| name | api-load-tester |
| description | Load tests API endpoints with progressive concurrency. Measures response times, error rates, throughput, and identifies breaking points. Generates a detailed report with latency percentiles, throughput curves, bottleneck analysis, and optimization recommendations. |
| tools | Bash, Read, Write, Glob, Grep |
| model | inherit |
API Load Tester
Stress-test HTTP endpoints under increasing load, identify breaking points, and produce a report with actionable recommendations.
Contents
references/tool-commands.md -- tool invocations (hey/wrk/ab/curl), default concurrency stages, per-stage data to capture.
references/metrics-interpretation.md -- latency, throughput, error, breaking-point, and bottleneck classification.

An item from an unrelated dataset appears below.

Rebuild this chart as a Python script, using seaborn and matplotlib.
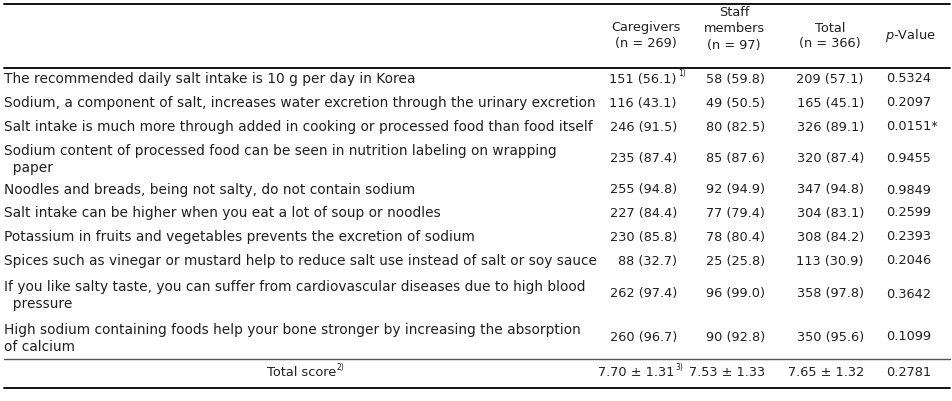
import matplotlib
matplotlib.use("Agg")
import matplotlib.pyplot as plt
import seaborn as sns

# table contents
items = [
    "The recommended daily salt intake is 10 g per day in Korea",
    "Sodium, a component of salt, increases water excretion through the urinary excretion",
    "Salt intake is much more through added in cooking or processed food than food itself",
    "Sodium content of processed food can be seen in nutrition labeling on wrapping\n  paper",
    "Noodles and breads, being not salty, do not contain sodium",
    "Salt intake can be higher when you eat a lot of soup or noodles",
    "Potassium in fruits and vegetables prevents the excretion of sodium",
    "Spices such as vinegar or mustard help to reduce salt use instead of salt or soy sauce",
    "If you like salty taste, you can suffer from cardiovascular diseases due to high blood\n  pressure",
    "High sodium containing foods help your bone stronger by increasing the absorption\nof calcium",
]
caregivers = ["151 (56.1)", "116 (43.1)", "246 (91.5)", "235 (87.4)", "255 (94.8)",
              "227 (84.4)", "230 (85.8)", "88 (32.7)", "262 (97.4)", "260 (96.7)"]
staff = ["58 (59.8)", "49 (50.5)", "80 (82.5)", "85 (87.6)", "92 (94.9)",
         "77 (79.4)", "78 (80.4)", "25 (25.8)", "96 (99.0)", "90 (92.8)"]
total = ["209 (57.1)", "165 (45.1)", "326 (89.1)", "320 (87.4)", "347 (94.8)",
         "304 (83.1)", "308 (84.2)", "113 (30.9)", "358 (97.8)", "350 (95.6)"]
p_values = ["0.5324", "0.2097", "0.0151*", "0.9455", "0.9849",
            "0.2599", "0.2393", "0.2046", "0.3642", "0.1099"]
headers = ["Caregivers\n(n = 269)", "Staff\nmembers\n(n = 97)", "Total\n(n = 366)", "$\\it{p}$-Value"]
score_label = "Total score"
score_values = ["7.70 ± 1.31", "7.53 ± 1.33", "7.65 ± 1.32", "0.2781"]

sns.set_theme(style="white")
plt.rcParams["font.family"] = ["DejaVu Sans"]
txt = "#231f20"
fs = 9.9   # row labels
fv = 9.3   # numbers and headers

fig = plt.figure(figsize=(9.53, 4.01), dpi=100)
ax = fig.add_axes([0, 0, 1, 1])
ax.set_xlim(0, 953)
ax.set_ylim(401, 0)
ax.axis("off")

# rules
ax.plot([4, 950], [4, 4], color="black", lw=1.3)
ax.plot([4, 950], [68, 68], color="black", lw=1.3)
ax.plot([4, 950], [359, 359], color="#555555", lw=1.0)
ax.plot([4, 950], [388, 388], color="black", lw=1.3)

# header
head_x = [646, 734, 830, 910]
head_y = [36, 29, 36, 36]
for h, x, y in zip(headers, head_x, head_y):
    ax.text(x, y, h, ha="center", va="center", fontsize=fv, color=txt, linespacing=1.3)

# body rows
row_y = [77.5, 101.5, 125.5, 157, 188.5, 211.5, 235.5, 259.5, 292.5, 335.5]
kw = dict(va="center_baseline", color=txt)
for i, y in enumerate(row_y):
    ax.text(4, y, items[i], ha="left", fontsize=fs, linespacing=1.25, **kw)
    ax.text(677, y, caregivers[i], ha="right", fontsize=fv, **kw)
    ax.text(765, y, staff[i], ha="right", fontsize=fv, **kw)
    ax.text(864, y, total[i], ha="right", fontsize=fv, **kw)
    ax.text(886, y, p_values[i], ha="left", fontsize=fv, **kw)
ax.text(678, row_y[0] - 5, "1)", ha="left", fontsize=5.5, **kw)

# total score row
ty = 371.5
ax.text(336, ty, score_label, ha="right", fontsize=fv, **kw)
ax.text(337, ty - 5, "2)", ha="left", fontsize=5.5, **kw)
ax.text(674, ty, score_values[0], ha="right", fontsize=fv, **kw)
ax.text(675, ty - 5, "3)", ha="left", fontsize=5.5, **kw)
ax.text(765, ty, score_values[1], ha="right", fontsize=fv, **kw)
ax.text(864, ty, score_values[2], ha="right", fontsize=fv, **kw)
ax.text(886, ty, score_values[3], ha="left", fontsize=fv, **kw)

fig.savefig("out.png", dpi=100, facecolor="white")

references/output-template.md -- exact structure for api-load-report.md, including ASCII charts and scaling table.
references/rules-and-examples.md -- safety rules, error handling, and example invocations.
Inputs
Collect from the user. Ask before proceeding if a required input is missing.
Required: endpoint URL(s) (with method, headers, body as needed); expected latency thresholds. Default thresholds if unspecified: p50 < 100ms, p95 < 300ms, p99 < 1000ms.
Optional: concurrent users or range (default ramp 1 to 100); authentication; request payloads; custom headers; test duration (default 10s per stage); ramp pattern (default step ramp, doubling each stage); success criteria (default 2xx); known rate limits; environment label (prod/staging/dev).
Workflow
Follow these steps in order.
-
Select a tool. Check in priority order: which hey, which wrk, which ab, which curl. If none of hey/wrk/ab exist, install hey (brew install hey on macOS, go install github.com/rakyll/hey@latest on Linux with Go) or fall back to curl with bash background processes and wait. Verify with a single trivial request against a provided endpoint; diagnose connectivity or auth before continuing.
-
Validate endpoints. Send one request per endpoint with the specified method, headers, auth, and body. Confirm the status matches the success criteria and record baseline single-request latency. On failure, surface the error and ask whether to skip or fix.
-
Design the test plan. Build progressive concurrency stages (see references/tool-commands.md for the default progression), trimming or extending to the user's concurrency range. Define per-endpoint method, URL, headers, body, success codes, and timeout (default 30s). Print the plan for review before executing.
-
Execute stages. For each endpoint, run every concurrency stage sequentially with the selected tool, waiting 2 seconds between stages. Capture and store the per-stage metrics. See references/tool-commands.md for commands, request-count formula, and the metrics list.
-
Interpret metrics. Compute latency percentiles and profile, throughput curve and ceiling, error rates and onset, the breaking point, and the bottleneck classification. See references/metrics-interpretation.md.
-
Generate the report. Write api-load-report.md to the current working directory following references/output-template.md exactly, including ASCII throughput and latency charts.
-
Post-report actions. Print a 3-5 line summary to the console, state the report path, explicitly highlight any critical issues, and offer to re-run specific stages with different parameters.
Rules
Apply the safety rules, error handling, and example invocations in references/rules-and-examples.md. Key constraints: never load-test production without explicit confirmation, only test GET by default, mask auth tokens, respect 429 rate limits, count timeouts as failures, and never extrapolate beyond tested ranges.